I am very sorry if you felt my post lacked maturity. I just feel bad that almost every time someone makes a review like this they end up defending themselves. Someone always posts something asking if being given the reviewed item for free sways the result of the review. Or questions the reviewer on being paid for the review. I don't think they should continually have the need to explain they are just trying to help out. Sometimes it is amazing that people like ClieOS, |joker|, and HeadphoneAddict keep doing it. It takes a lot of time to write up all these reviews. Again I did not mean to to seem rude at all, it just gets old.


----------



## zzkatsuyazz

+1 kshelton. I hate cynicism.


----------



## Scott_Tarlow

That is the nature of life, to question. That is what being an adult is. Everyone who posts on this forum is subject to a response. Everyone knows that before they post. There is no need to defend someone when they aren't even being attacked. The work was. There is a huge difference. 

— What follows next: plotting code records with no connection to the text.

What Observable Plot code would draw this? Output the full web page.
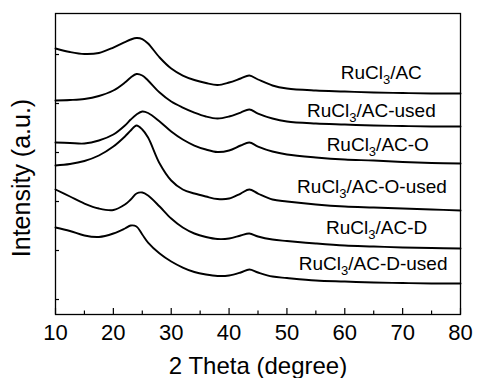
<!DOCTYPE html>
<html><head><meta charset="utf-8">
<script src="https://cdn.jsdelivr.net/npm/d3@7"></script>
<script src="https://cdn.jsdelivr.net/npm/@observablehq/plot@0.6"></script>
<style>body{margin:0;background:#fff}</style>
</head><body><div id="chart"></div>
<script>
// 2θ sampling positions (degree)
const twoTheta = [10,12.5,15,17.5,20,22,23,24,25,26,28,30,32,34,36,38,40,42,43.5,45,47.5,50,55,60,65,70,75,80];
// stacked intensities (a.u.)
const acFresh   = [5.122,5.051,5.010,5.031,5.143,5.255,5.306,5.337,5.316,5.224,4.939,4.714,4.571,4.480,4.418,4.378,4.429,4.510,4.571,4.490,4.367,4.306,4.265,4.245,4.224,4.214,4.204,4.204];
const acUsed    = [4.061,4.071,4.092,4.153,4.265,4.429,4.531,4.602,4.571,4.469,4.224,4.041,3.918,3.816,3.735,3.694,3.735,3.816,3.878,3.796,3.694,3.633,3.592,3.571,3.551,3.541,3.531,3.531];
const acO       = [3.204,3.194,3.184,3.245,3.367,3.551,3.673,3.776,3.837,3.806,3.633,3.429,3.265,3.143,3.061,3.010,3.041,3.143,3.204,3.122,3.020,2.959,2.898,2.857,2.837,2.806,2.786,2.776];
const acOUsed   = [2.735,2.765,2.827,2.939,3.122,3.327,3.449,3.551,3.469,3.306,2.776,2.429,2.245,2.163,2.102,2.051,2.061,2.163,2.245,2.163,2.041,2.000,1.939,1.898,1.878,1.857,1.837,1.816];
const acD       = [2.245,2.102,1.959,1.857,1.827,1.939,2.041,2.163,2.184,2.122,1.898,1.653,1.469,1.347,1.276,1.235,1.245,1.306,1.347,1.286,1.224,1.194,1.143,1.102,1.082,1.061,1.051,1.041];
const acDUsed   = [1.469,1.398,1.306,1.276,1.347,1.449,1.510,1.490,1.327,1.163,0.939,0.776,0.653,0.561,0.510,0.480,0.490,0.551,0.612,0.551,0.469,0.439,0.388,0.367,0.347,0.337,0.327,0.327];

const seriesNames = ["RuCl₃/AC","RuCl₃/AC-used","RuCl₃/AC-O","RuCl₃/AC-O-used","RuCl₃/AC-D","RuCl₃/AC-D-used"];
const seriesValues = [acFresh, acUsed, acO, acOUsed, acD, acDUsed];
// label anchor positions (2θ, intensity)
const labelTheta = [66.3, 64.6, 65.7, 64.7, 65.5, 64.9];
const labelIntensity = [4.622, 3.847, 3.153, 2.296, 1.459, 0.724];

const majorTicks = [10,20,30,40,50,60,70,80];
const minorTicks = [15,25,35,45,55,65,75];
const yTicks = [0,1,2,3,4,5];
const xTitle = "2 Theta (degree)";
const yTitle = "Intensity (a.u.)";

const rows = [];
seriesNames.forEach((name, i) => twoTheta.forEach((t, j) => rows.push({series: name, t, v: seriesValues[i][j]})));
const labelRows = seriesNames.map((name, i) => ({name, t: labelTheta[i], v: labelIntensity[i]}));

const chart = Plot.plot({
  width: 477, height: 378,
  marginLeft: 55, marginRight: 17, marginTop: 13, marginBottom: 64,
  style: {fontFamily: "'Liberation Sans', Arial, sans-serif", background: "white", color: "black"},
  x: {domain: [10, 80]},
  y: {domain: [-0.306, 5.837]},
  marks: [
    Plot.line(rows, {x: "t", y: "v", z: "series", stroke: "black", strokeWidth: 1.9, curve: "catmull-rom"}),
    Plot.frame({stroke: "black", strokeWidth: 1.3}),
    Plot.axisX({ticks: majorTicks, tickSize: 0, tickPadding: 10, fontSize: 22, label: null, tickFormat: d => String(d)}),
    Plot.axisX({ticks: majorTicks, tickSize: -6, text: null, label: null, strokeWidth: 1.2}),
    Plot.axisX({ticks: minorTicks, tickSize: -3.5, text: null, label: null, strokeWidth: 1.2}),
    Plot.axisX({ticks: [], label: xTitle, labelAnchor: "center", labelOffset: 59, labelArrow: "none", fontSize: 24}),
    Plot.axisY({ticks: yTicks, tickSize: -4, text: null, label: null, strokeWidth: 1.2}),
    Plot.text([yTitle], {frameAnchor: "left", rotate: -90, dx: -34, dy: 14, fontSize: 25, lineAnchor: "middle", textAnchor: "middle", fill: "black"}),
    Plot.text(labelRows, {x: "t", y: "v", text: "name", fontSize: 19, textAnchor: "middle", fill: "black"})
  ]
});
document.getElementById("chart").appendChild(chart);

// render the "3" in RuCl3 as a real subscript
chart.querySelectorAll("text").forEach(el => {
  const s = el.textContent;
  if (s.includes("₃") && el.children.length === 0) {
    const [a, b] = s.split("₃");
    el.textContent = "";
    const ns = "http://www.w3.org/2000/svg";
    const t1 = document.createElementNS(ns, "tspan"); t1.textContent = a;
    const t2 = document.createElementNS(ns, "tspan"); t2.textContent = "3";
    t2.setAttribute("dy", "5"); t2.setAttribute("font-size", "13");
    const t3 = document.createElementNS(ns, "tspan"); t3.textContent = b;
    t3.setAttribute("dy", "-5");
    el.append(t1, t2, t3);
  }
});
</script>
</body></html>
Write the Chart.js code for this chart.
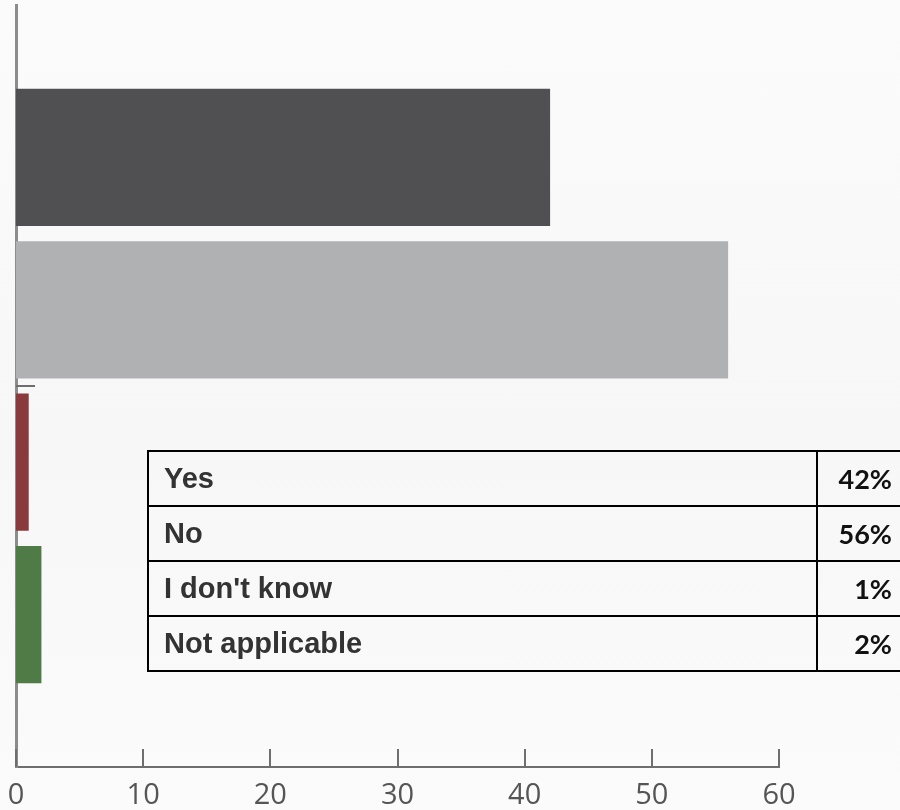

 Sorry I have derailed this further, as this has nothing really to do with the review or the E7.


----------



## kostalex

Quote:


  Originally Posted by *ClieOS* /img/forum/go_quote.gif 
_In this case, my E7 impression is drew from a whole day of A/B'ing E7 against E1, E5, Derringer, T3D, T4, W1, 3MOVE, and all other gears that I have familiarized with._

 

Would you drop some lines comparing to 3Move and Nano HP out? These two are reference points for me, first is due to SQ, second for convenience and portability. Trying to understand E7 value as a portable amp for DAP, I can not rely on comparison to previous FIIOs. I have E3, E5, E1 and consider them as fun, but useless toys. Their SQ gain is questionable and hardly justify additional hassles to me. So I prefer either to use real amp (Pico, Supermicro) or go unamped.


----------



## kshelton

ClieOS have you noticed any flickering with the OLED screen? I read somewhere that the refresh rate can be a problem sometimes on OLED screens and can cause a flickering effect for some people.


----------



## ClieOS

Quote:


  Originally Posted by *EraserXIV* /img/forum/go_quote.gif 
_hmm even though the T3D does sound better, does the E7 pair decently well with the RE0, or is it a complete mismatch? i guess what i'm asking is should i even consider using the E7 with the RE0, or should i just stay away from it completely?_

 

Not a complete mismatch. I think E7 with bass boost Lv1 paired fairly well with RE0. If you like a warmer sound, Bass boost Lv2 is pretty good too, but Lv3 probably takes away too much detail. I am using Lv1 myself when I use RE0 with E7.


----------



## maporter

Just out of interest is that Fiio iPod LOD shown in one of the pictures any good?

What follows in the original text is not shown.